Take this article in Fast Company around PWC holding a bunch of seminars, meetings, TED-style talks, etc. around the idea of purpose. This is a pretty good article, if a puff piece at certain points, and it has requisite quotes like a manager at PWC saying “Purpose is interactive, not just words on paper” (TELL ‘EM!) and another manager saying “The goal is to find our culture, find who we are” (PREACH!)

That all looks good and it’s great to say in front of the higher-ups, but it doesn’t really mean anything.

All this is describing is a series of presentations; they might have been engaging, sure, but the concept of “purpose” is an inherently individual concept, and people need to find it for themselves — that process should involve other aspects of their work life, like their direct manager and division head, etc. — rather than in some type of en masse, forced concept.

If you want to truly help employees find purpose to their work, it has to be an organic process of conversations, interactions, real chances to train and grow, etc. It can’t be a forced carnival of presentations, speeches, and activities. That’s notorganic. Unless something is real, it ultimately won’t resonate with people.

If you don’t believe me, consider this: PWC, in that article, admits that one goal is “to use employee feedback to clarify purpose.” In the next sentence, the author admits “they don’t have a formal process for doing that.”

The way most people’s brains work, if there isn’t a formal process for something at an organization, it will collapse and die eventually. People like formality and comfort. It makes them feel better about what they’re doing day-to-day. That’s how you start the process of learning as a young child, and that’s how it often carries through. People aren’t good at change and things being shaken up, but they should be trying to get better.

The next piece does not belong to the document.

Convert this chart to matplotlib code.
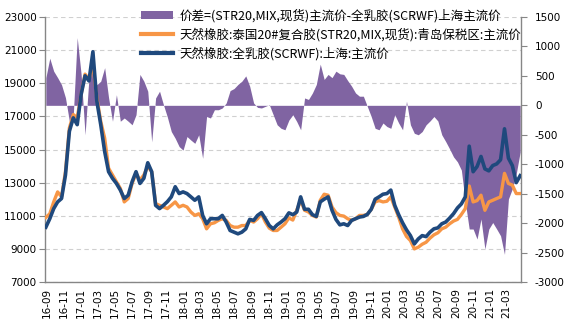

This isn’t to knock on PWC. I’m sure they’re a great company and are trying hard to establish something in the way of purpose and engagement. Rather, this is a broader cry that most companies don’t really seem to get it — you can’t put on a slick event, like the marketing department might externally, and expect that suddenly purpose is going to start rolling in. It’s a much more nuanced — yet ultimately pretty simple and organic — process than that.